By the 1950s, advertising in Argentina had changed significantly. In the early days of Juan Domingo Peron’s presidency, the common worker, for the first time in rhetoric, became both a subject of and a participant in the Argentine political system (Milanesio, 87). Despite the broader changes in advertisement, however, mate advertisements did not necessarily change in their thematic content. Instead, they continued to harken to pure nature as a marker of good quality. Aguila’s 1950s advertising campaign claimed that mate was both from the “jungle” and the “mountain,” and both images here lack people except for apparent colonizers in the “Yerba de Monte'' advertisement.

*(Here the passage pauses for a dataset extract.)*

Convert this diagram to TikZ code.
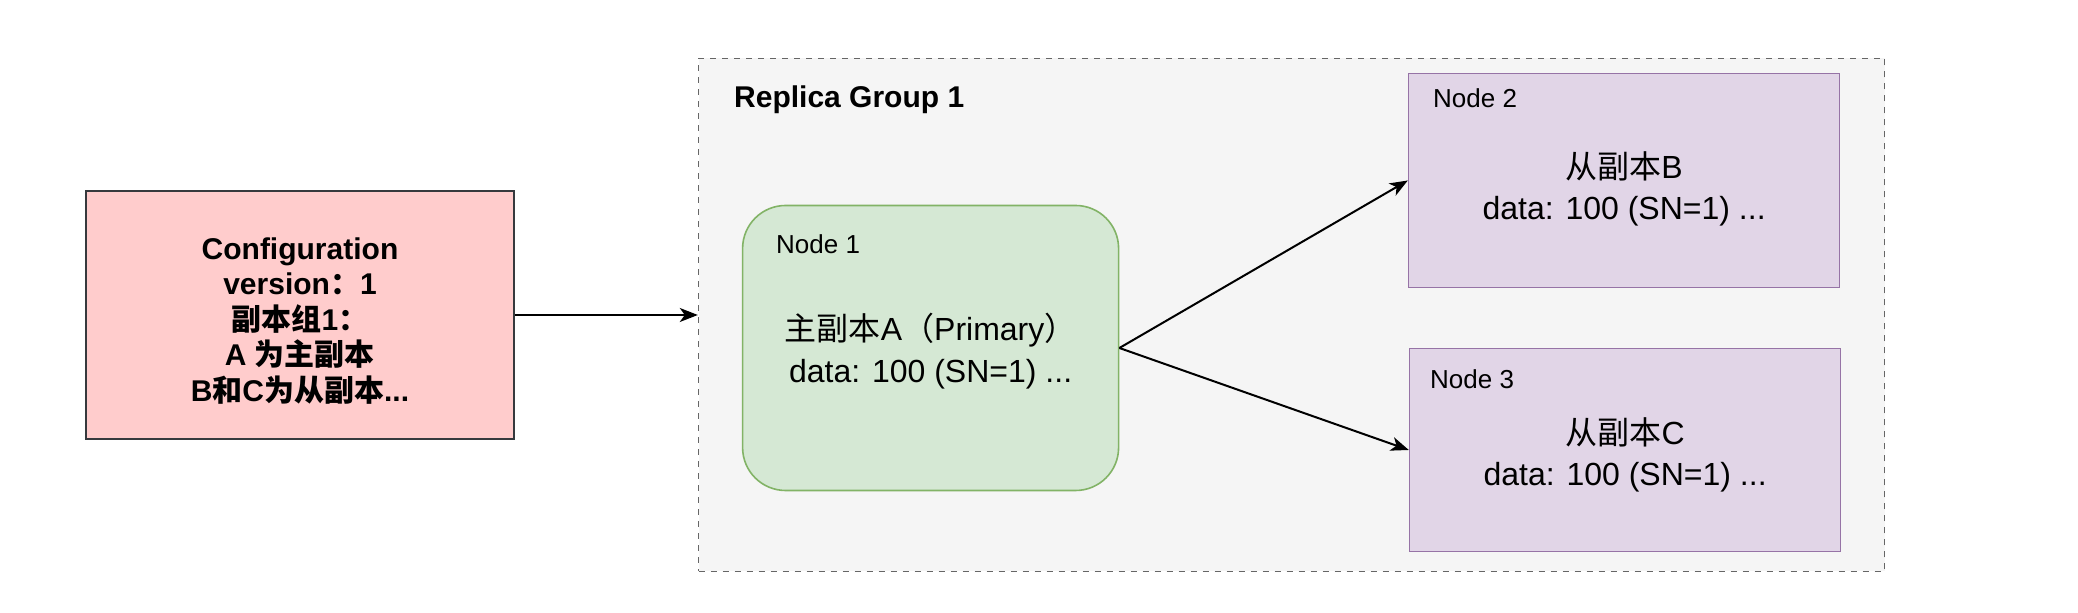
\documentclass[tikz,border=0pt]{standalone}
\usepackage{fontspec}
\setmainfont{Liberation Sans}
\newfontfamily\zhfont{Noto Sans CJK SC}
\newcommand{\zh}[1]{{\zhfont #1}}
\newcommand{\lift}[1]{\rule{0pt}{#1}}
\usetikzlibrary{positioning,arrows.meta}

\definecolor{cfgfill}{HTML}{FFCCCC}
\definecolor{cfgline}{HTML}{36393D}
\definecolor{grpfill}{HTML}{F5F5F5}
\definecolor{grpline}{HTML}{666666}
\definecolor{prifill}{HTML}{D5E8D4}
\definecolor{priline}{HTML}{82B366}
\definecolor{secfill}{HTML}{E1D5E7}
\definecolor{secline}{HTML}{9673A6}

\tikzset{
  cfgbox/.style={draw=cfgline, fill=cfgfill, line width=0.8pt, minimum width=214pt, minimum height=124pt, align=center, font=\fontsize{15}{17.75}\selectfont\bfseries},
  groupbox/.style={draw=grpline, fill=grpfill, line width=0.8pt, dash pattern=on 3pt off 3pt, minimum width=593pt, minimum height=256.5pt},
  pribox/.style={draw=priline, fill=prifill, line width=0.8pt, rounded corners=21.5pt, minimum width=188pt, minimum height=142.5pt, align=center, font=\fontsize{16}{21}\selectfont},
  secbox/.style={draw=secline, fill=secfill, line width=0.8pt, minimum width=215.5pt, align=center, font=\fontsize{16}{20.5}\selectfont},
  nodetag/.style={inner sep=0pt, font=\fontsize{13}{15}\selectfont},
  grouptitle/.style={inner sep=0pt, font=\fontsize{15}{18}\selectfont\bfseries},
  link/.style={-{Stealth[length=9pt,width=7pt,inset=2.5pt]}, line width=1pt},
}

\begin{document}
\begin{tikzpicture}
  \useasboundingbox (-150pt,-149pt) rectangle (889pt,157.5pt);

  % Nodes
  \node[cfgbox] (config) {\lift{16.5pt}Configuration\\ version\zh{：}1\\ \zh{副本组}1\zh{：}\\ A \zh{为主副本}\\ B\zh{和}C\zh{为从副本}...};
  \node[groupbox] (group) [right=91.5pt of config] {};
  \node[grouptitle] (gtitle) [below right=14pt and 18pt of group.north west] {Replica Group 1};

  \node[pribox] (prim) [right=22pt of group.west, yshift=-16.5pt] {\lift{16.5pt}\zh{主副本}A\zh{（}Primary\zh{）}\\ data: 100 (SN=1) ...};
  \node[nodetag] (tag1) [below right=14.8pt and 17pt of prim.north west] {Node 1};

  \node[secbox, minimum height=107pt] (secb) [below left=7.5pt and 22.5pt of group.north east] {\lift{22pt}\zh{从副本}B\\ data: 100 (SN=1) ...};
  \node[nodetag] (tag2) [below right=8pt and 12.5pt of secb.north west] {Node 2};

  \node[secbox, minimum height=101.5pt] (secc) [above left=10pt and 22pt of group.south east] {\lift{18pt}\zh{从副本}C\\ data: 100 (SN=1) ...};
  \node[nodetag] (tag3) [below right=11pt and 10.5pt of secc.north west] {Node 3};

  % Arrows
  \draw[link] (config) -- (group);
  \draw[link] (prim.east) -- (secb.west);
  \draw[link] (prim.east) -- (secc.west);
\end{tikzpicture}
\end{document}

These men, with pale skin and dressed like gauchos, tame the alleged wilderness of pure nature; they are small, insignificant, and hidden compared to the vast grandeur of the timeless forest. Yerba, in modern plantation production, clearly does not spring naturally from the ground; although there may be influence, in this colorful and more whimsical rendering of yerba as pure nature, from the populist advertising of the Peronist era, Aguila made little change to the dominant trends of early- to mid-twentieth century advertisements.